*DATA PROVIDED:*
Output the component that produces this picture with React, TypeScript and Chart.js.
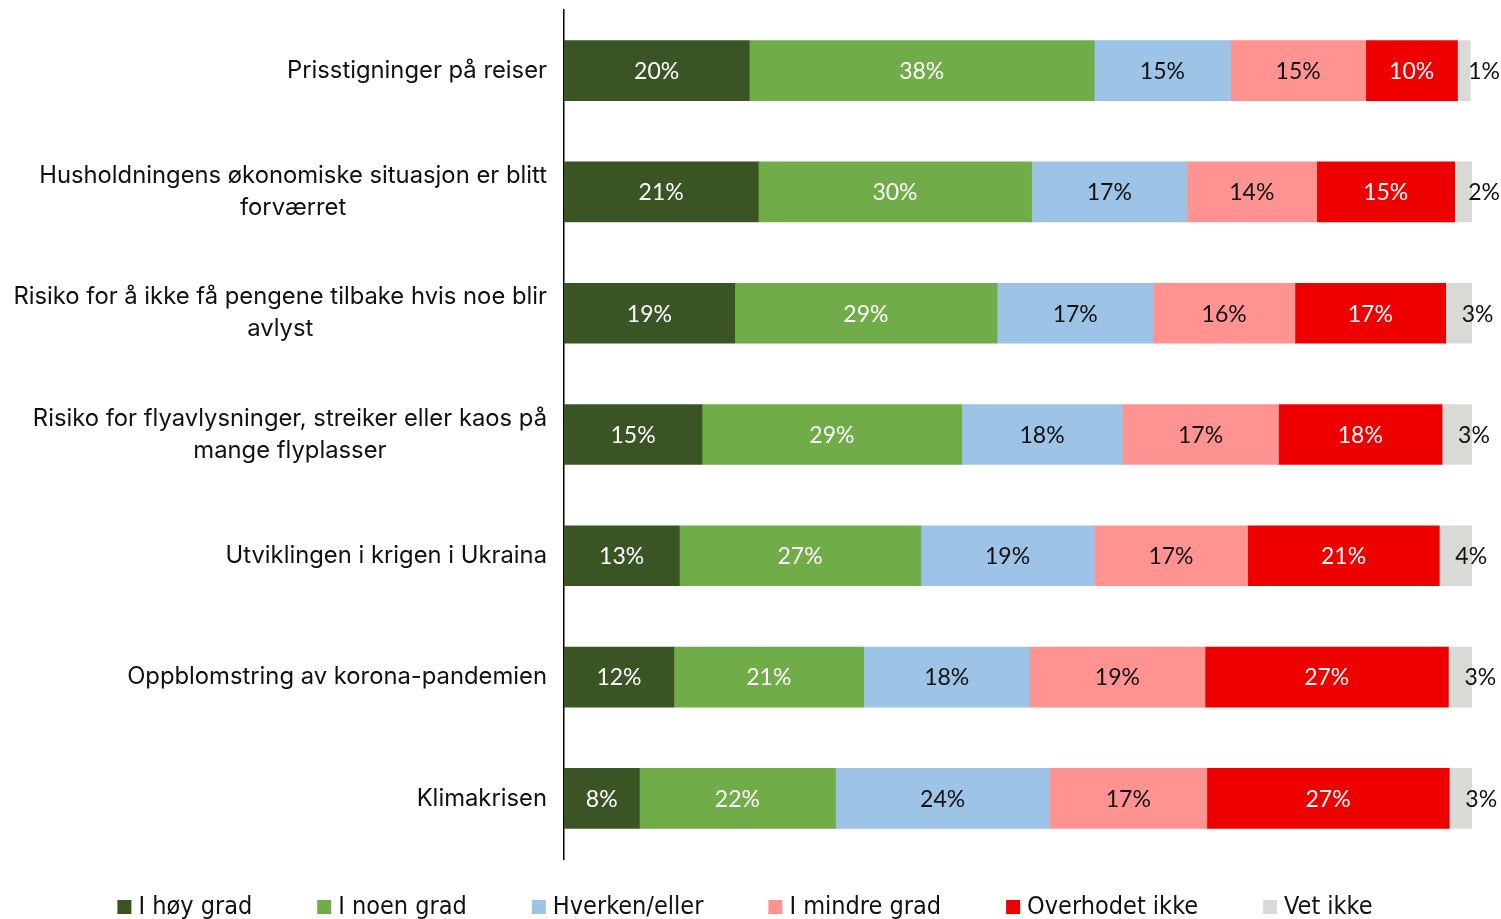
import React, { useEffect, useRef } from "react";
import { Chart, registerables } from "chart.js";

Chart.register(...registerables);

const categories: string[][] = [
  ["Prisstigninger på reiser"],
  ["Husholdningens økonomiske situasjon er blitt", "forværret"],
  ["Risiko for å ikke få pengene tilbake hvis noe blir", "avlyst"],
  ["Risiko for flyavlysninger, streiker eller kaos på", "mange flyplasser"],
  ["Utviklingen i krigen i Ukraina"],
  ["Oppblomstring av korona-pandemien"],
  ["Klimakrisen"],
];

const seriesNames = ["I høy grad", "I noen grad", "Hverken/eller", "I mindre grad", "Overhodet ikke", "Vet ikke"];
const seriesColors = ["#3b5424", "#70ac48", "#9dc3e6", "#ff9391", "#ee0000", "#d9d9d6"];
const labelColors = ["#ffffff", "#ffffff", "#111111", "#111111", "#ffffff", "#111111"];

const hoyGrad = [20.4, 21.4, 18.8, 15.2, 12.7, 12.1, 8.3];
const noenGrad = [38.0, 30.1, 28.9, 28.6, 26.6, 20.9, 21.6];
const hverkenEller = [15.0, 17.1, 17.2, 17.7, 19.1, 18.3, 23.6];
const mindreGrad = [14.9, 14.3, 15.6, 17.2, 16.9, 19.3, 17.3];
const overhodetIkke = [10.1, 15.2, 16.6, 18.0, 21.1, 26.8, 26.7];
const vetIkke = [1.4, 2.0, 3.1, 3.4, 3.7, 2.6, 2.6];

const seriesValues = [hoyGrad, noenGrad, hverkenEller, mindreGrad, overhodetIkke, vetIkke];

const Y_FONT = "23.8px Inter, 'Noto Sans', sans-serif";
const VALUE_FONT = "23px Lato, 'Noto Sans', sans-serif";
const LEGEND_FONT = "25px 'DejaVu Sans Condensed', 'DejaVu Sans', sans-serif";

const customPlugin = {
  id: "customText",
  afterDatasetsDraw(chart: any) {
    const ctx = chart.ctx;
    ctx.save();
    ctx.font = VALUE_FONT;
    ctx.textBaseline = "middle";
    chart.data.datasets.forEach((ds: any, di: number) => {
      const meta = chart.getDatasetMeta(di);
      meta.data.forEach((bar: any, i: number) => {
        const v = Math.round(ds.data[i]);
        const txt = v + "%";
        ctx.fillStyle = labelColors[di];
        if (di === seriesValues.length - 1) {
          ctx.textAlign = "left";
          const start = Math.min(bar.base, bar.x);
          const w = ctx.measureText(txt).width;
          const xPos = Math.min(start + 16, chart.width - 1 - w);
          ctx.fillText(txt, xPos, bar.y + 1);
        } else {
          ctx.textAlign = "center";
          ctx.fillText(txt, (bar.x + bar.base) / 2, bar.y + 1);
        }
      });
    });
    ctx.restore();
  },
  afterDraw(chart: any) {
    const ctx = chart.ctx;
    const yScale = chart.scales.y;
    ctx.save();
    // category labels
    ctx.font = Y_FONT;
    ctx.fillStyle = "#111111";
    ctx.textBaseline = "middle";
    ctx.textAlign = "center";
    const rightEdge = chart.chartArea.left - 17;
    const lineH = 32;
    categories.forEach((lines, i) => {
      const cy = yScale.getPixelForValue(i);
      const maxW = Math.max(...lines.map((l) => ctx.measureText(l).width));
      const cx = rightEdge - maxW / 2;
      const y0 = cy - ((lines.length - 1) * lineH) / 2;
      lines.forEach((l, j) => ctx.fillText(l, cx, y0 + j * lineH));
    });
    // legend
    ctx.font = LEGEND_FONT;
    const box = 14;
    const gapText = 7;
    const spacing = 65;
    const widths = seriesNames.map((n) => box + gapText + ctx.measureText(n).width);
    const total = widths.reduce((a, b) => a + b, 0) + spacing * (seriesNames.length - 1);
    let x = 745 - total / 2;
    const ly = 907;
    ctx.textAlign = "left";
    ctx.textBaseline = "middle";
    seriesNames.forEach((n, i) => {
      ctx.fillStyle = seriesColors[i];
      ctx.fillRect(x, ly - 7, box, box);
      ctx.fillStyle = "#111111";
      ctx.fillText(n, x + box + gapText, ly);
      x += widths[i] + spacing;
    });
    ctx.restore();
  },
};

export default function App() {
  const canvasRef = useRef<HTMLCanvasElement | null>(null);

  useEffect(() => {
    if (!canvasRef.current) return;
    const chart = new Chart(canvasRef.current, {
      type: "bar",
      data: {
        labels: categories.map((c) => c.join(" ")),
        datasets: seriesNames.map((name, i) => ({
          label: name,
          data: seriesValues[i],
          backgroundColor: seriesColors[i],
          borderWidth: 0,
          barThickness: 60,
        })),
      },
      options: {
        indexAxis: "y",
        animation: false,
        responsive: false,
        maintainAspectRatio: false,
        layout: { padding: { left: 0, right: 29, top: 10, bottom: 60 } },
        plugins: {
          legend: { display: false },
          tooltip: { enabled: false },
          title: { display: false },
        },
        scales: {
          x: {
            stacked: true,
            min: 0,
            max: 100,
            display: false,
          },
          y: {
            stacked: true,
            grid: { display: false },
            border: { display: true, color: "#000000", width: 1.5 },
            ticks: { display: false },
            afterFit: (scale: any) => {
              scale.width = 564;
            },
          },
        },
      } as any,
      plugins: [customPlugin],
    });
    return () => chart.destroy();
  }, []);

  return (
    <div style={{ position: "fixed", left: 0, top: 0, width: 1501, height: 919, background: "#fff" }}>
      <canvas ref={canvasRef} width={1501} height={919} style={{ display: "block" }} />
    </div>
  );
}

*BRIEF:*
Exactly restate the lines from the beginning of the data through the line with "Chart.register(...registerables);", and no others, keeping pictures out.

*TASK ANSWER:*
Output the component that produces this picture with React, TypeScript and Chart.js.
import React, { useEffect, useRef } from "react";
import { Chart, registerables } from "chart.js";

Chart.register(...registerables);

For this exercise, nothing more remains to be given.